As Ken Livingstone’s diagnosis is made public, what is Alzheimer’s?

Former London mayor Ken Livingstone is suffering from Alzheimer’s disease, his family has announced.

The disease is a physical illness which damages the brain, according to the Alzheimer’s Society charity.

It is the most common cause of dementia in the UK.

There are currently estimated to be 900,000 people in the UK with dementia and the figure is projected to rise to 1.6 million people by 2040, according to the charity.

Some 209,600 people will develop dementia this year in the UK, equivalent to one every three minutes.

An elderly person at a charity tea party (Jonathan Brady/PA)

There are 55 million people living with dementia around the globe.

It is estimated that this number will rise to 139 million by 2050.

Symptoms for Alzheimer’s disease include severe memory loss, confusion, disorientation, anxiety and hallucinations, according to the NHS.

Alzheimer’s disease, and other types of dementia, affect one in six people over the age of 80.

There is currently no cure for Alzheimer’s disease.

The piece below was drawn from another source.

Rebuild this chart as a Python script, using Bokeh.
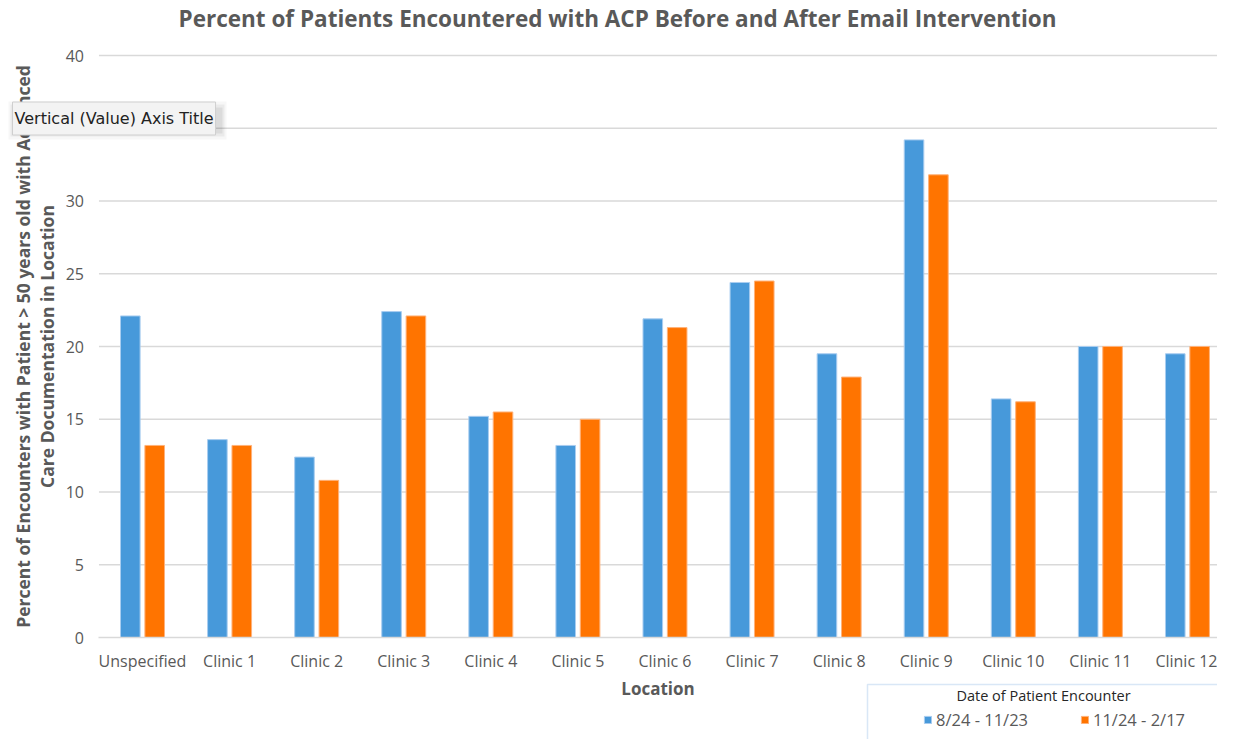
import math
from bokeh.plotting import figure
from bokeh.models import (ColumnDataSource, Range1d, FixedTicker, Label, LinearAxis,
                          Legend, LegendItem, BoxAnnotation)
from bokeh.transform import dodge
from bokeh.embed import file_html
from bokeh.resources import INLINE

categories = ["Unspecified", "Clinic 1", "Clinic 2", "Clinic 3", "Clinic 4", "Clinic 5",
              "Clinic 6", "Clinic 7", "Clinic 8", "Clinic 9", "Clinic 10", "Clinic 11", "Clinic 12"]
before = [22.1, 13.6, 12.4, 22.4, 15.2, 13.2, 21.9, 24.4, 19.5, 34.2, 16.4, 20.0, 19.5]
after = [13.2, 13.2, 10.8, 22.1, 15.5, 15.0, 21.3, 24.5, 17.9, 31.8, 16.2, 20.0, 20.0]
series_names = ["8/24 - 11/23", "11/24 - 2/17"]
y_ticks = [0, 5, 10, 15, 20, 25, 30, 35, 40]

title_text = "Percent of Patients Encountered with ACP Before and After Email Intervention"
y_title_1 = "Percent of Encounters with Patient > 50 years old with Advanced"
y_title_2 = "Care Documentation in Location"
x_title = "Location"
legend_title = "Date of Patient Encounter"
tooltip_text = "Vertical (Value) Axis Title"

FONT = "Open Sans"
GREY = "#595959"
BLUE = "#4799da"
ORANGE = "#ff7400"
GRID = "#d9d9d9"

W, H = 1217, 739
# pixel geometry of the plotting area
CAT_PX = 87.08          # width of one category slot
FIRST_CENTER_PX = 142   # centre of first category from left edge
ZERO_PX, TOP_PX = 637, 55
Y_MAX = 40
unit_px = (ZERO_PX - TOP_PX) / Y_MAX

x_start = 0.5 - FIRST_CENTER_PX / CAT_PX
x_end = x_start + W / CAT_PX
y_end = Y_MAX + TOP_PX / unit_px
y_start = -(H - ZERO_PX) / unit_px

n = len(categories)
xc = [i + 0.5 for i in range(n)]
src = ColumnDataSource(dict(x=xc, cat=categories, before=before, after=after))

p = figure(width=W, height=H, output_backend="svg", toolbar_location=None, title=None,
           x_range=Range1d(x_start, x_end), y_range=Range1d(y_start, y_end),
           x_axis_location=None, y_axis_location=None, min_border=0)
p.outline_line_color = None
p.xgrid.visible = False
p.ygrid.visible = False

# gridlines (horizontal) spanning the category area
p.segment(x0=0, x1=n, y0=y_ticks[1:], y1=y_ticks[1:], line_color=GRID, line_width=1.5)

r1 = p.vbar(x=dodge("x", -0.14), top="before", width=0.225, source=src,
            fill_color=BLUE, line_color="#a9cdf0", line_width=1)
r2 = p.vbar(x=dodge("x", 0.14), top="after", width=0.225, source=src,
            fill_color=ORANGE, line_color="#ffb27a", line_width=1)

# y axis
yaxis = LinearAxis(ticker=FixedTicker(ticks=y_ticks), fixed_location=0, bounds=(0, Y_MAX))
yaxis.axis_line_color = None
yaxis.major_tick_line_color = None
yaxis.minor_tick_line_color = None
yaxis.major_tick_out = 0
yaxis.major_tick_in = 0
yaxis.major_label_text_font = FONT
yaxis.major_label_text_font_size = "16px"
yaxis.major_label_text_color = GREY
yaxis.major_label_standoff = 15
p.add_layout(yaxis, "left")

# x axis (categories)
xaxis = LinearAxis(ticker=FixedTicker(ticks=xc), fixed_location=0, bounds=(0, n),
                   major_label_overrides={x: c for x, c in zip(xc, categories)})
xaxis.axis_line_color = GRID
xaxis.axis_line_width = 1.5
xaxis.major_tick_line_color = None
xaxis.minor_tick_line_color = None
xaxis.major_tick_out = 0
xaxis.major_tick_in = 0
xaxis.major_label_text_font = FONT
xaxis.major_label_text_font_size = "16px"
xaxis.major_label_text_color = GREY
xaxis.major_label_standoff = 12
xaxis.axis_label = x_title
xaxis.axis_label_text_font = FONT
xaxis.axis_label_text_font_size = "17px"
xaxis.axis_label_text_font_style = "bold"
xaxis.axis_label_text_color = GREY
xaxis.axis_label_standoff = 2
p.add_layout(xaxis, "below")

# title
p.add_layout(Label(x=617, y=H - 18, x_units="screen", y_units="screen", text=title_text,
                   text_align="center", text_baseline="middle", text_font=FONT,
                   text_font_size="22.5px", text_font_style="bold", text_color=GREY))

# y-axis title (two lines)
for xpos, txt in ((22, y_title_1), (46, y_title_2)):
    p.add_layout(Label(x=xpos, y=H - 346, x_units="screen", y_units="screen", text=txt,
                       angle=math.pi / 2, text_align="center", text_baseline="middle",
                       text_font=FONT, text_font_size="17.5px", text_font_style="bold",
                       text_color=GREY))

# tooltip shadow + box
for dx, dy, a in ((0, 3, 0.06), (2, 6, 0.05), (4, 9, 0.03)):
    p.add_layout(BoxAnnotation(left=12 - dx, right=222 + dx, top=H - 108 + dy - 2,
                               bottom=H - 130 - dy,
                               left_units="screen", right_units="screen",
                               top_units="screen", bottom_units="screen",
                               fill_color="black", fill_alpha=a, line_alpha=0))
p.add_layout(Label(x=12, y=H - 118, x_units="screen", y_units="screen", text=tooltip_text,
                   text_align="left", text_baseline="middle", text_font="DejaVu Sans",
                   text_font_size="16px", text_color="#222222",
                   background_fill_color="#f3f3f3", border_line_color="#cfcfcf",
                   padding=(2, 7)))

# legend box
p.add_layout(BoxAnnotation(left=867, right=W + 100, top=H - 684, bottom=-100,
                           left_units="screen", right_units="screen",
                           top_units="screen", bottom_units="screen",
                           fill_alpha=0, line_color="#82b1e0", line_width=1.5))
p.add_layout(Label(x=1043, y=H - 695, x_units="screen", y_units="screen", text=legend_title,
                   text_align="center", text_baseline="middle", text_font=FONT,
                   text_font_size="14.5px", text_color="#262626"))

legend = Legend(items=[LegendItem(label=series_names[0], renderers=[r1]),
                       LegendItem(label=series_names[1], renderers=[r2])],
                location=(923, H - 731), orientation="horizontal", padding=0, margin=0,
                spacing=8, glyph_width=9, glyph_height=9, label_standoff=4, label_width=136,
                label_text_font=FONT, label_text_font_size="16.5px", label_text_color=GREY,
                border_line_alpha=0, background_fill_alpha=0)
p.add_layout(legend)

open("out.html", "w").write(file_html(p, INLINE))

But there is medicine available that can temporarily reduce the symptoms, according to the health service.

There were 141 drugs in clinical trials to treat Alzheimer’s disease in July, according to the Alzheimer’s Society.

On average, people with Alzheimer’s live for around eight to 10 years after first developing symptoms.

Its exact cause is unknown, but increasing age, family history of the condition, previous severe head injuries and lifestyle factors linked to cardiovascular disease are thought to increase the risk of developing it.

Alzheimer’s disease is named after Alois Alzheimer, the doctor who first described it.